In a column that circulated around the Herald newsroom Friday and which is expected to run in the newspaper Sunday, Executive Editor Tom Fiedler defended DeFede’s firing, insisting the columnist knowingly violated the newspaper’s ethics and possibly broke the law.

“What Jim acknowledged doing violated one of the most fundamental tenets of journalistic ethics, which holds that in all our dealings we act without hidden motives or practices,” Fiedler wrote. “Especially troubling to me was Jim’s admission that he turned on his tape recorder at a moment when Teele was clearly agitated, when his thoughts were disconnected, rambling, incoherent.”

Michael S. Overing, an attorney who teaches media law at the USC Annenberg School for Communication, said that if an employee broke the law while gathering news, it could expose the newspaper to legal liability. To deflect that, Overing said, “management wants to show that they’ve taken quick, corrective action.”

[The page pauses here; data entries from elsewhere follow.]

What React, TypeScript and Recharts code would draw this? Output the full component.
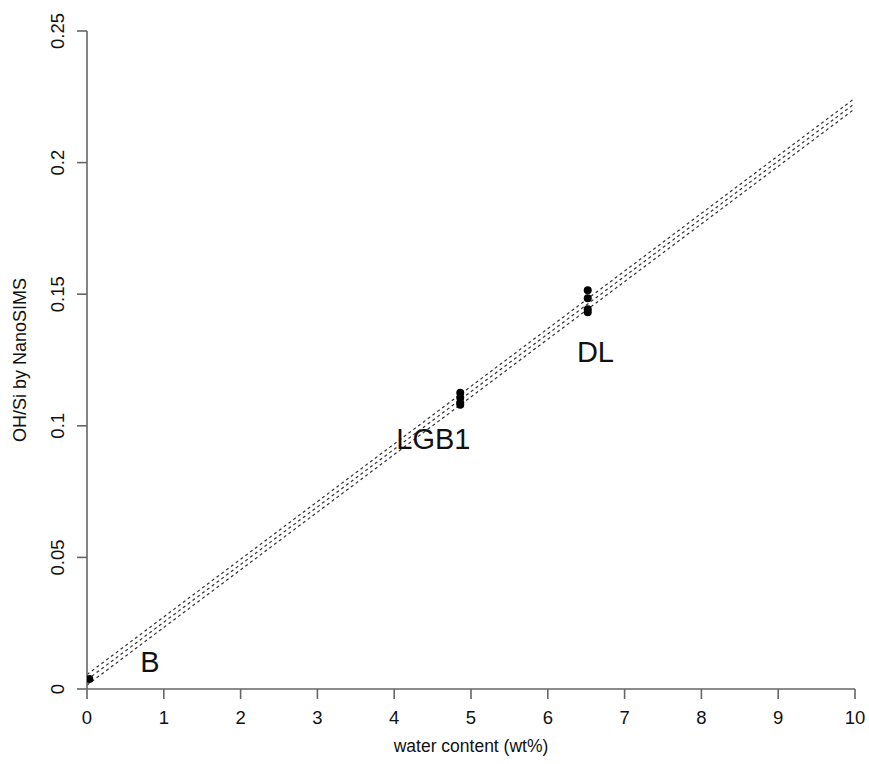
import React from "react";
import { ComposedChart, Line, Scatter, XAxis, YAxis, ReferenceDot } from "recharts";

// calibration line and its confidence band (end points)
const fitLine = [
    { x: 0, y: 0.0035 },
    { x: 10, y: 0.2225 },
];
const upperBand = [
    { x: 0, y: 0.0055 },
    { x: 10, y: 0.2245 },
];
const lowerBand = [
    { x: 0, y: 0.0015 },
    { x: 10, y: 0.2205 },
];

// measured standards
const standards = [
    { x: 0.03, y: 0.0038 },
    { x: 4.86, y: 0.1126 },
    { x: 4.86, y: 0.1107 },
    { x: 4.86, y: 0.1088 },
    { x: 4.86, y: 0.108 },
    { x: 6.52, y: 0.1515 },
    { x: 6.52, y: 0.1485 },
    { x: 6.52, y: 0.1443 },
    { x: 6.52, y: 0.1431 },
];

const sampleLabels = [
    { name: "B", x: 0.82, y: 0.0103 },
    { name: "LGB1", x: 4.51, y: 0.095 },
    { name: "DL", x: 6.62, y: 0.128 },
];

const xTicks = [0, 1, 2, 3, 4, 5, 6, 7, 8, 9, 10];
const yTicks = [0, 0.05, 0.1, 0.15, 0.2, 0.25];

const font = "'Liberation Sans', Arial, sans-serif";
const axisColor = "#666";

const YTick = (props: any) => {
    const { x, y, payload } = props;
    return (
        <text
            x={x}
            y={y}
            transform={`rotate(-90, ${x}, ${y})`}
            textAnchor="middle"
            fontSize={18.5}
            fontFamily={font}
            fill="#111"
        >
            {payload.value}
        </text>
    );
};

export default function App() {
    const dashed = { stroke: "#333", strokeWidth: 1.2, strokeDasharray: "3 3" };
    return (
        <div style={{ position: "absolute", left: 0, top: 0, background: "#fff" }}>
            <ComposedChart width={869} height={764} margin={{ top: 31, right: 14, bottom: 0, left: 0 }}>
                <XAxis
                    type="number"
                    dataKey="x"
                    domain={[0, 10]}
                    ticks={xTicks}
                    allowDataOverflow
                    height={75}
                    tickSize={10}
                    tickMargin={12}
                    stroke={axisColor}
                    strokeWidth={1.6}
                    tick={{ fill: "#111", fontSize: 18.5, fontFamily: font }}
                    label={{
                        content: ({ viewBox }: any) => (
                            <text
                                x={viewBox.x + viewBox.width / 2}
                                y={752}
                                textAnchor="middle"
                                fontSize={17.5}
                                fontFamily={font}
                                fill="#111"
                            >
                                water content (wt%)
                            </text>
                        ),
                    }}
                />
                <YAxis
                    type="number"
                    dataKey="y"
                    domain={[0, 0.25]}
                    ticks={yTicks}
                    allowDataOverflow
                    width={87}
                    tickSize={10}
                    tickMargin={13}
                    stroke={axisColor}
                    strokeWidth={1.6}
                    tick={<YTick />}
                    label={{
                        content: ({ viewBox }: any) => {
                            const cy = viewBox.y + viewBox.height / 2;
                            return (
                                <text
                                    x={26}
                                    y={cy}
                                    transform={`rotate(-90, 26, ${cy})`}
                                    textAnchor="middle"
                                    fontSize={18}
                                    fontFamily={font}
                                    fill="#111"
                                >
                                    OH/Si by NanoSIMS
                                </text>
                            );
                        },
                    }}
                />
                <Line data={upperBand} dataKey="y" dot={false} {...dashed} isAnimationActive={false} />
                <Line data={fitLine} dataKey="y" dot={false} {...dashed} isAnimationActive={false} />
                <Line data={lowerBand} dataKey="y" dot={false} {...dashed} isAnimationActive={false} />
                <Scatter data={standards} dataKey="y" fill="#000" isAnimationActive={false}
                    shape={(p: any) => <circle cx={p.cx} cy={p.cy} r={4} fill="#000" />} />
                {sampleLabels.map((s) => (
                    <ReferenceDot
                        key={s.name}
                        x={s.x}
                        y={s.y}
                        r={0}
                        stroke="none"
                        fill="none"
                        label={{ value: s.name, position: "center", fontSize: 29, fontFamily: font, fill: "#111" }}
                    />
                ))}
            </ComposedChart>
        </div>
    );
}
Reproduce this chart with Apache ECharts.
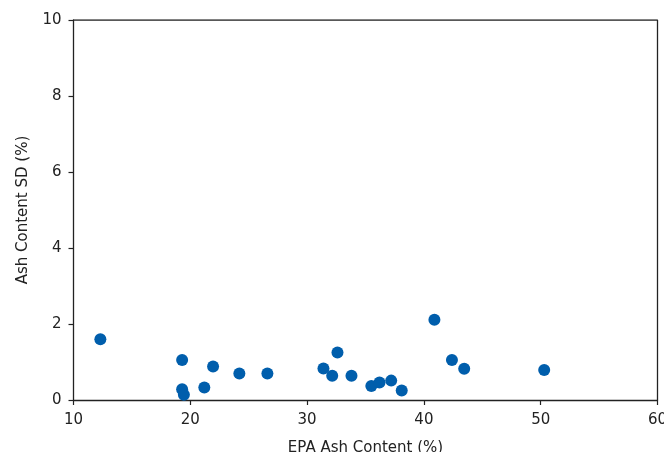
<!DOCTYPE html>
<html>
<head>
<meta charset="utf-8">
<script src="https://cdn.jsdelivr.net/npm/echarts@6/dist/echarts.min.js"></script>
<style>
  html, body { margin: 0; padding: 0; background: #fff; }
  #chart { width: 664px; height: 452px; }
</style>
</head>
<body>
<div id="chart"></div>
<script>
// EPA ash content (%) vs. standard deviation of ash content (%)
const epaAsh = [12.3, 19.3, 19.3, 19.45, 21.2, 21.95, 24.2, 26.6, 31.4, 32.15, 32.6, 33.8, 35.5, 36.2, 37.2, 38.1, 40.9, 42.4, 43.45, 50.3];
const ashSD  = [1.6, 1.05, 0.28, 0.14, 0.33, 0.88, 0.70, 0.70, 0.83, 0.64, 1.25, 0.64, 0.37, 0.46, 0.51, 0.25, 2.11, 1.05, 0.82, 0.79];

const xTicks = [10, 20, 30, 40, 50, 60];
const yTicks = [0, 2, 4, 6, 8, 10];

const font = 'DejaVu Sans';
const axisColor = '#222';

const chart = echarts.init(document.getElementById('chart'), null, { renderer: 'canvas' });
chart.setOption({
  animation: false,
  grid: { left: 73.5, right: 6.5, top: 20, bottom: 52, containLabel: false, outerBoundsMode: 'none' },
  xAxis: {
    type: 'value',
    min: xTicks[0], max: xTicks[xTicks.length - 1], interval: 10,
    name: 'EPA Ash Content (%)',
    nameLocation: 'middle', nameGap: 41,
    nameTextStyle: { fontFamily: font, fontSize: 15, color: '#222' },
    axisLine: { show: true, lineStyle: { color: axisColor, width: 1.3 } },
    axisTick: { show: true, length: 5, inside: false, lineStyle: { color: axisColor, width: 1.2 } },
    axisLabel: { margin: 13, fontFamily: font, fontSize: 15, color: '#222' },
    splitLine: { show: false }
  },
  yAxis: {
    type: 'value',
    min: yTicks[0], max: yTicks[yTicks.length - 1], interval: 2,
    name: 'Ash Content SD (%)',
    nameLocation: 'middle', nameGap: 43, nameRotate: 90,
    nameTextStyle: { fontFamily: font, fontSize: 15, color: '#222' },
    axisLine: { show: true, lineStyle: { color: axisColor, width: 1.3 } },
    axisTick: { show: true, length: 5, inside: false, lineStyle: { color: axisColor, width: 1.2 } },
    axisLabel: { margin: 12, fontFamily: font, fontSize: 15, color: '#222' },
    splitLine: { show: false }
  },
  series: [{
    type: 'scatter',
    data: epaAsh.map((x, i) => [x, ashSD[i]]),
    symbol: 'circle',
    symbolSize: 12,
    itemStyle: { color: '#005eac', opacity: 1 },
    clip: false
  }, {
    // top and right frame edges, drawn along the axis extents
    type: 'line',
    data: [[xTicks[0], yTicks[yTicks.length - 1]], [xTicks[xTicks.length - 1], yTicks[yTicks.length - 1]], [xTicks[xTicks.length - 1], yTicks[0]]],
    symbol: 'none',
    lineStyle: { color: axisColor, width: 1.3 },
    silent: true,
    z: 1
  }]
});
</script>
</body>
</html>
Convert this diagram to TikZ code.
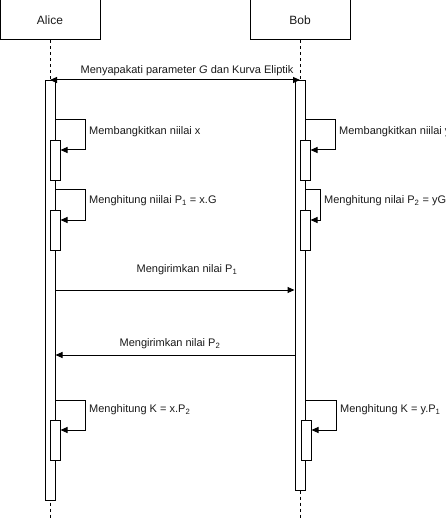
\documentclass[tikz,border=0pt]{standalone}
\usepackage{fontspec}
\setmainfont{Liberation Sans}
\usetikzlibrary{arrows.meta,positioning,calc}
\definecolor{Ink}{HTML}{000000}
\definecolor{TextInk}{HTML}{1A1A1A}
\tikzset{
  actor/.style={draw=Ink,line width=1pt,minimum width=100pt,minimum height=40pt,inner sep=0pt,font=\fontsize{12}{14}\selectfont,text=TextInk},
  life/.style={draw=Ink,line width=1pt,dash pattern=on 3pt off 3pt},
  activ/.style={draw=Ink,line width=1pt,fill=white,minimum width=10pt,inner sep=0pt,anchor=north},
  msg/.style={-{Triangle[length=7pt,width=6pt]},line width=1pt,draw=Ink},
  msgboth/.style={{Triangle[length=7pt,width=6pt]}-{Triangle[length=7pt,width=6pt]},line width=1pt,draw=Ink},
  lbl/.style={font=\fontsize{11}{13}\selectfont,text=TextInk,inner sep=0pt}
}

\begin{document}
\begin{tikzpicture}[x=1pt,y=-1pt]
\clip (0,0) rectangle (446,521);
% participants
\node[actor] (alice) at (50,20) {Alice};
\node[actor] (bob) at (300,20) {Bob};
\coordinate (aliceEnd) at (50,518);
\coordinate (bobEnd) at (300,518);
\draw[life] (alice) -- (aliceEnd);
\draw[life] (bob) -- (bobEnd);
% activation bars
\node[activ,minimum height=420pt] (aliceAct) at (50,80) {};
\node[activ,minimum height=410pt] (bobAct) at (300,80) {};
\node[activ,minimum height=40pt] (aliceS1) at (55,140) {};
\node[activ,minimum height=40pt] (aliceS2) at (55,210) {};
\node[activ,minimum height=40pt] (aliceS3) at (55,420) {};
\node[activ,minimum height=40pt] (bobS1) at (305,140) {};
\node[activ,minimum height=40pt] (bobS2) at (305,210) {};
\node[activ,minimum height=40pt] (bobS3) at (306,420) {};
% agreement
\draw[msgboth] (aliceAct.north) -- (bobAct.north);
\node[lbl] (agree) at (187,71) {Menyapakati parameter \textit{G} dan Kurva Eliptik};
% self calls Alice
\draw[msg] (aliceAct.east |- 0,120) -- (85,120) |- (aliceS1.east |- 0,150);
\node[lbl,anchor=west] (aliceL1) at (89,132) {Membangkitkan niilai x};
\draw[msg] (aliceAct.east |- 0,190) -- (85,190) |- (aliceS2.east |- 0,220);
\node[lbl,anchor=west] (aliceL2) at (89,201) {Menghitung niilai P\textsubscript{1} = x.G};
% self calls Bob
\draw[msg] (bobAct.east |- 0,120) -- (335,120) |- (bobS1.east |- 0,150);
\node[lbl,anchor=west] (bobL1) at (339,132) {Membangkitkan niilai y};
\draw[msg] (bobAct.east |- 0,190) -- (320,190) |- (bobS2.east |- 0,220);
\node[lbl,anchor=west] (bobL2) at (324,201) {Menghitung nilai P\textsubscript{2} = yG};
% exchange
\draw[msg] (aliceAct.east |- 0,290) -- (bobAct.west |- 0,290);
\node[lbl] (sendP1) at (187,270) {Mengirimkan nilai P\textsubscript{1}};
\draw[msg] (bobAct.west |- 0,355) -- (aliceAct.east |- 0,355);
\node[lbl] (sendP2) at (170,344) {Mengirimkan nilai P\textsubscript{2}};
% shared key
\draw[msg] (aliceAct.east |- 0,400) -- (85,400) |- (aliceS3.east |- 0,430);
\node[lbl,anchor=west] (aliceL3) at (89,410) {Menghitung K = x.P\textsubscript{2}};
\draw[msg] (bobAct.east |- 0,400) -- (336,400) |- (bobS3.east |- 0,430);
\node[lbl,anchor=west] (bobL3) at (340,410) {Menghitung K = y.P\textsubscript{1}};
\end{tikzpicture}
\end{document}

In a telephone interview Friday night, DeFede said he had told prosecutors and Herald executives that he taped Teele on instinct when the city official called him Wednesday, sensing that the politician was coming apart emotionally.

“All I had in my mind was that something was terribly wrong with Art and I wasn’t thinking whether it was right or wrong or legal or illegal, and I just hit the button,” DeFede said. “It was instinctive. I wanted to preserve it the same way you’d want to preserve a 911 call.”

Teele was arraigned five days earlier on federal corruption charges and had also been accused of taking kickbacks on government land deals. On the day of his suicide, the weekly Miami New Times was preparing an account that alleged Teele had amassed thousands in illegal funds, stored cash in Gucci bags and spent it on mistresses and male prostitutes.